Pinnacle Ruin sits atop a 100′ tall, sheer-sided butte near the remote headwaters of the Rio Alamosa, northwest of the small town of Truth or Consequences, New Mexico. The area was famous as the homelands of the eastern Chiricahua Apache. In the 1880s, the rugged mountains around Pinnacle Ruin rang with battles and ambushes; eventually, the Chiricahua Apaches were driven out and exiled to Oklahoma. Pinnacle Ruin represents a much earlier but equally dramatic chapter in southwestern history: the abandonment of the Mesa Verde region by Pueblo peoples in the late 13th century. A sizable village of Mesa Verde people moved 250 miles south to establish a “colony” atop a defensible butte: Pinnacle Ruin. In 2008, we completed the sixth and final season of work at the 200-room masonry pueblo.
Chimney Rock, soon to become a National Monument, is one of the most spectacular ruins in the Southwest. In high pine forests west of Pagosa Springs, Colorado, the site sits atop a knife-edge ridge 1,000′ above the valley below, and next to two huge natural stone pillars. Chimney Rock is a classic Chaco “outlier” – an outpost of the great 11th century regional center of Chaco Canyon, 90 miles away in northwest New Mexico.

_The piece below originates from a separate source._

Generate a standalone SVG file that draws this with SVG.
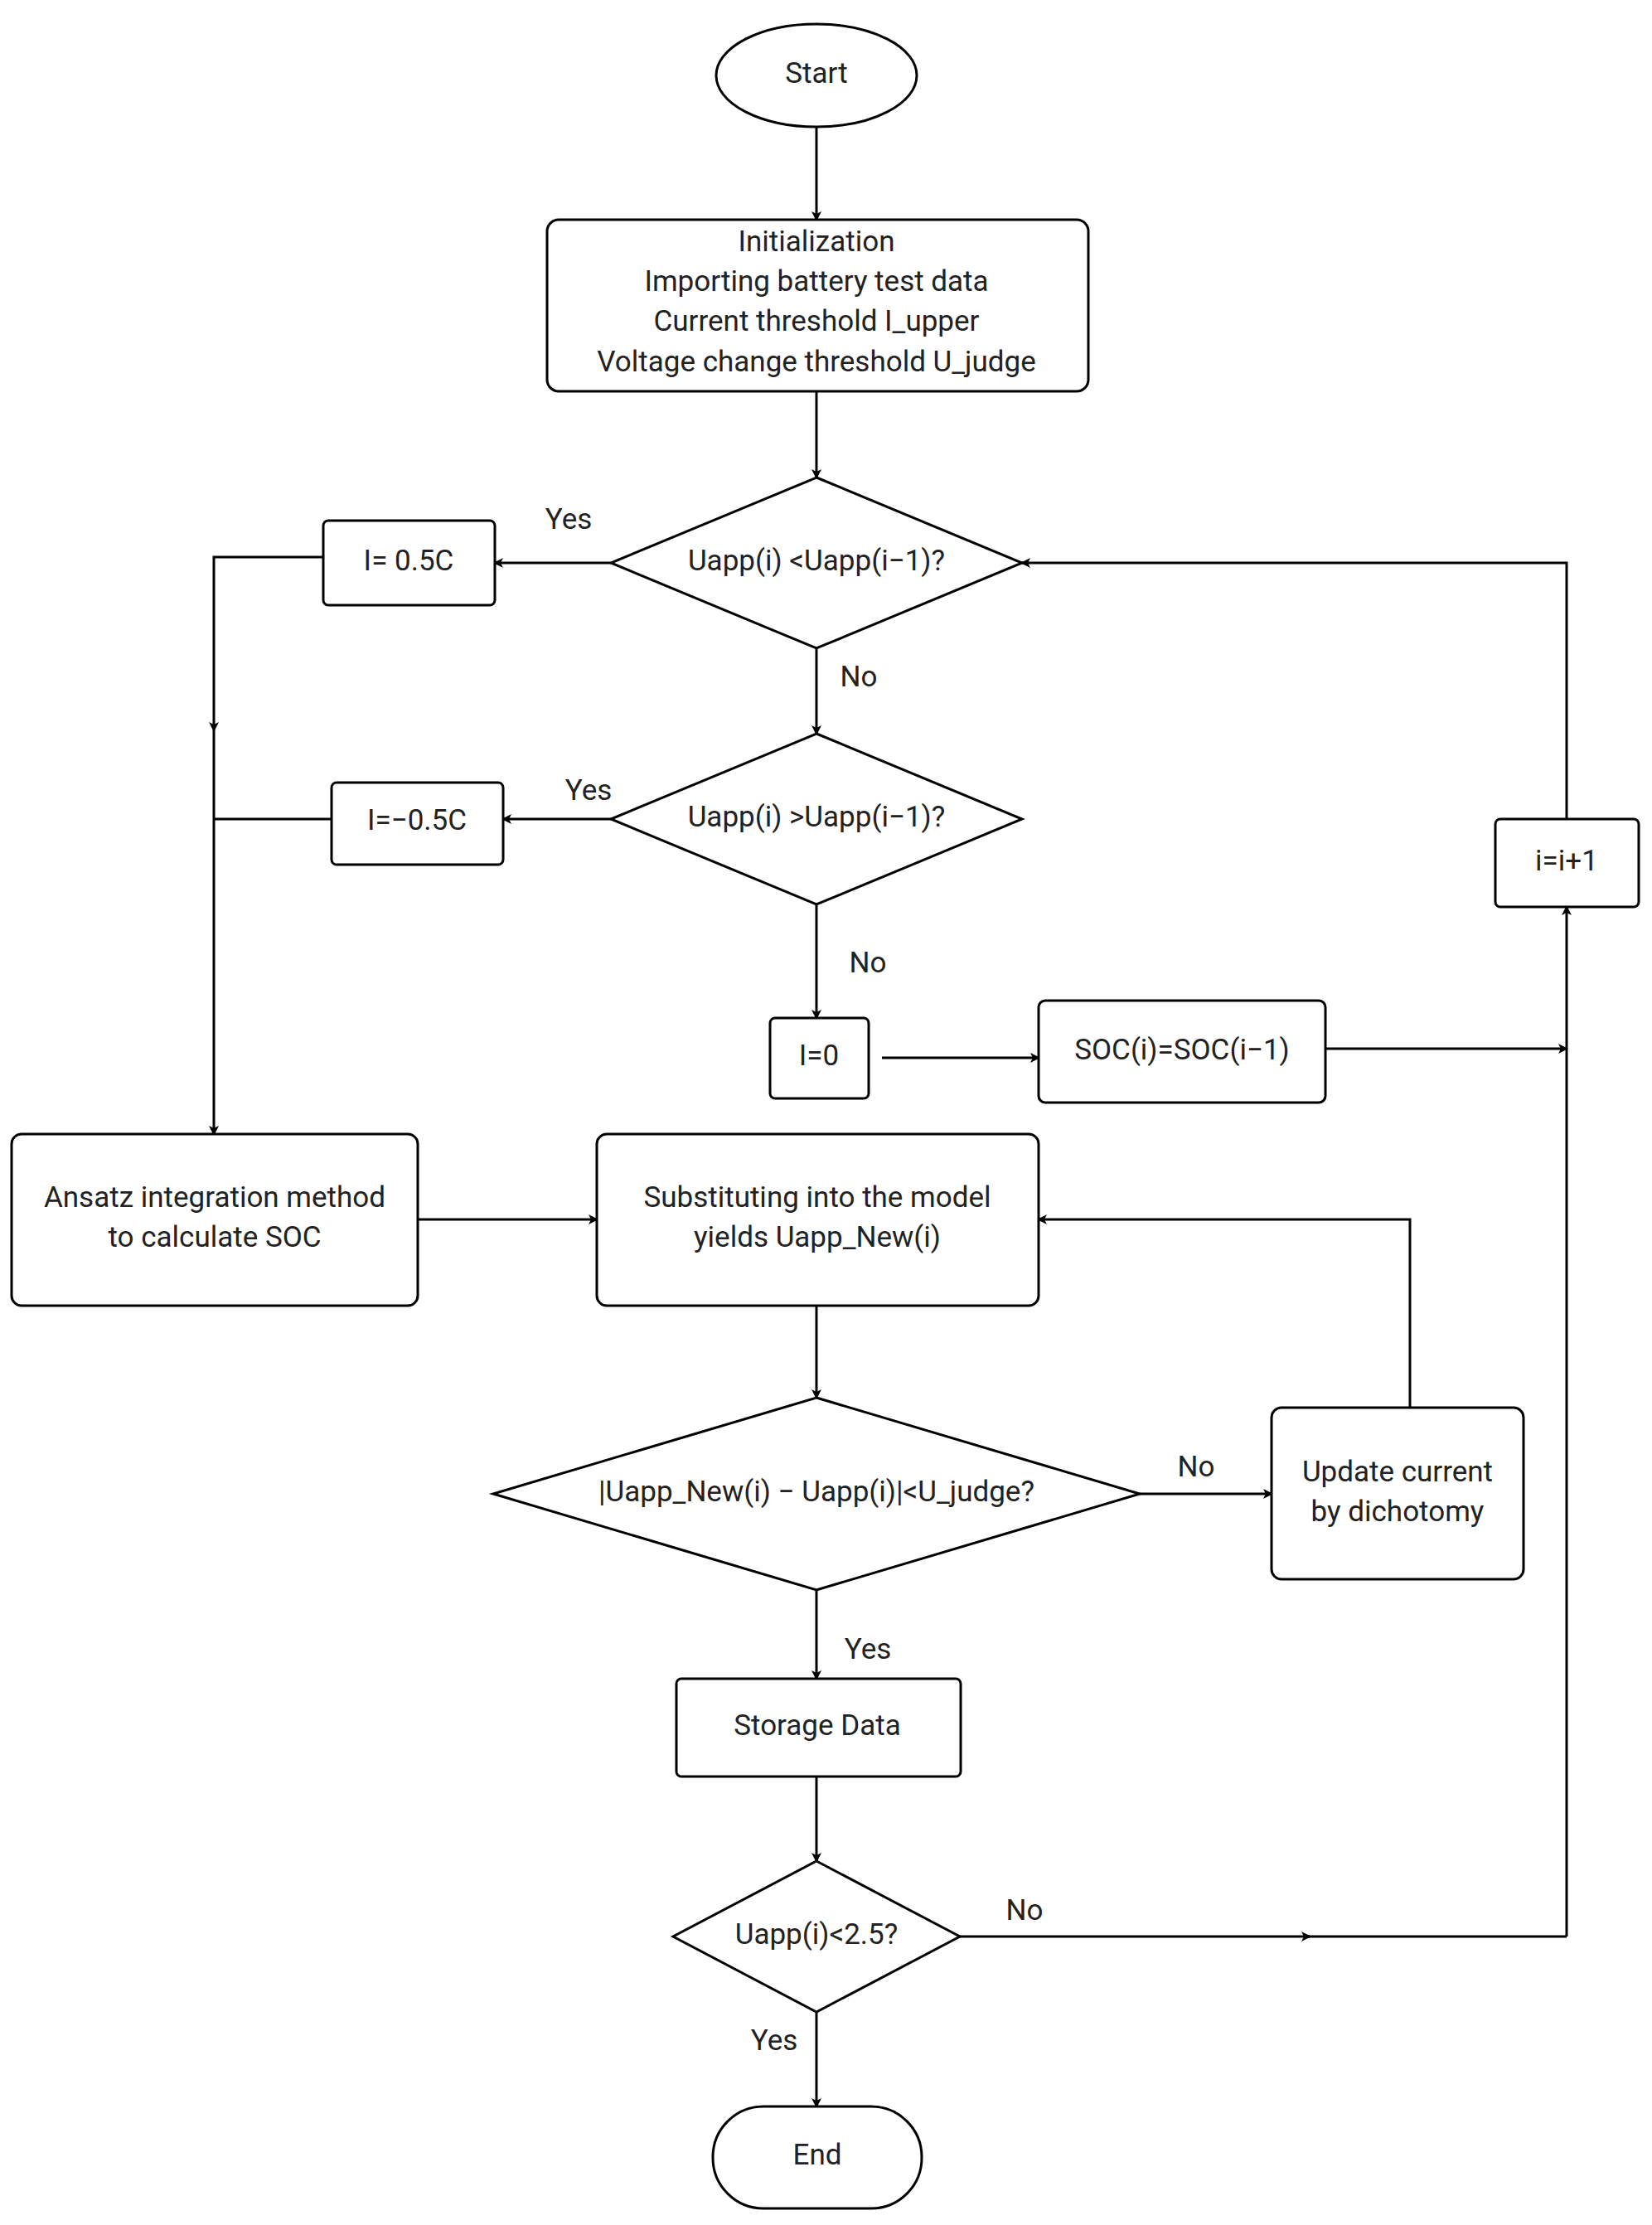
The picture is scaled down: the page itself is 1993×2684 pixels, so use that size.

Chimney Rock and Chaco were linked by an elaborate line-of-sight communication system, perhaps relaying news of astronomical events observed through the “sight” of the two pillars. In 2009, the University of Colorado had an opportunity to excavate part of this remarkable site.
Black Mountain is visually less impressive – a flattened adobe pueblo in the bleak Chihuahua Desert – but historically just as important as Pinnacle Ruin and Chimney Rock. The site, which has never been previously excavated, is a probable link between the Mimbres phase (A.D. 1000 to 1150, famous for its highly artistic black-on-white pottery) and Casas Grandes (A.D. 1250-1450, the last great Southwestern city). Black Mountain is demographically and geographically between Mimbres in New Mexico and Casas Grandes in northern Chihuahua. In 2010, the University of Colorado began a program of excavations to determine if this site is indeed the “missing link” between the two famous southwestern cultures.
The three sites illustrate the remarkable history that characterized the Southwest. My current work uses these sites and others to delineate a new history of the ancient Southwest – a history dramatically different than the conventional view of the Southwest as a never-changing cultural backwater. Great things happened in the ancient Southwest, at sites like Pinnacle, Chimney Rock and Black Mountain!